Wasserengpässe, an die man sich gewöhnt
Ich habe ein eigenes Bad, allerdings ist fließendes Wasser bei mir im Zimmer eher selten. Manchmal wird das Wasser für mehrere Tage abgestellt. Offiziell wegen Baumaßnahmen, inoffiziell hat bei Wasserengpässen die Versorgung reicherer Stadtteile eine höhere Priorität. Aber selbst, wenn es im Ort Wasser gibt, kommt nicht immer was davon bei mir im Zimmer an. Ein Bad ohne Wasser, erfüllt die deutschen Vorstellungen an ein Bad dann doch nur bedingt. Im Bad steht ein großer Trog und man duscht sich mit einem Eimer. Ist der Trog leer, muss man ihn aus dem Wassertank im Hof füllen, zumindest bis auch dieser leer ist. Je länger das Wasser ausfällt, desto länger wird auch der Weg zur nächsten Wassersammelstelle. Dennoch muss ich sagen, dass man sich auch daran gewöhnen kann.
Ich teile mein Zimmer mit dem jüngsten Sohn des Organisationsleiters. Es funktioniert sehr gut zwischen uns Beiden. Wir lachen viel zusammen und unterstützen uns gegenseitig, zum Beispiel bei Hausarbeiten, die wir gemeinsam erledigen. Aber auch die Diskussionen, bei denen die Unterschiede zwischen den Kulturen offensichtlich werden, sind sehr interessant (Bedeutung der Religion, Rolle von Familie und Freunden, Hierarchien).

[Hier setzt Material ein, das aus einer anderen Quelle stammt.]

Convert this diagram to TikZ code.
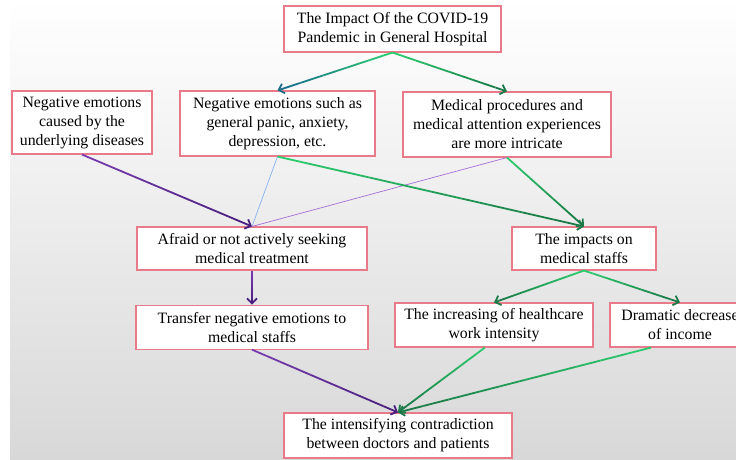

Ein gemeinsames Thema haben wir auch, wenig überraschend ist es „Fußball“. Viele haben den großen Traum Profifußballer zu werden.
Traum vieler Jungs in Ghana - Fußballstar. Und wenn es damit nichts wird, dann macht Fußball trotzallem Spaß.
Am 7. November beginnt für ihn die Schule, danach wohne ich allein. Einsam werde ich mit Sicherheit aber trotzdem nicht sein, Treppen runter und ich bin mitten im Geschehen.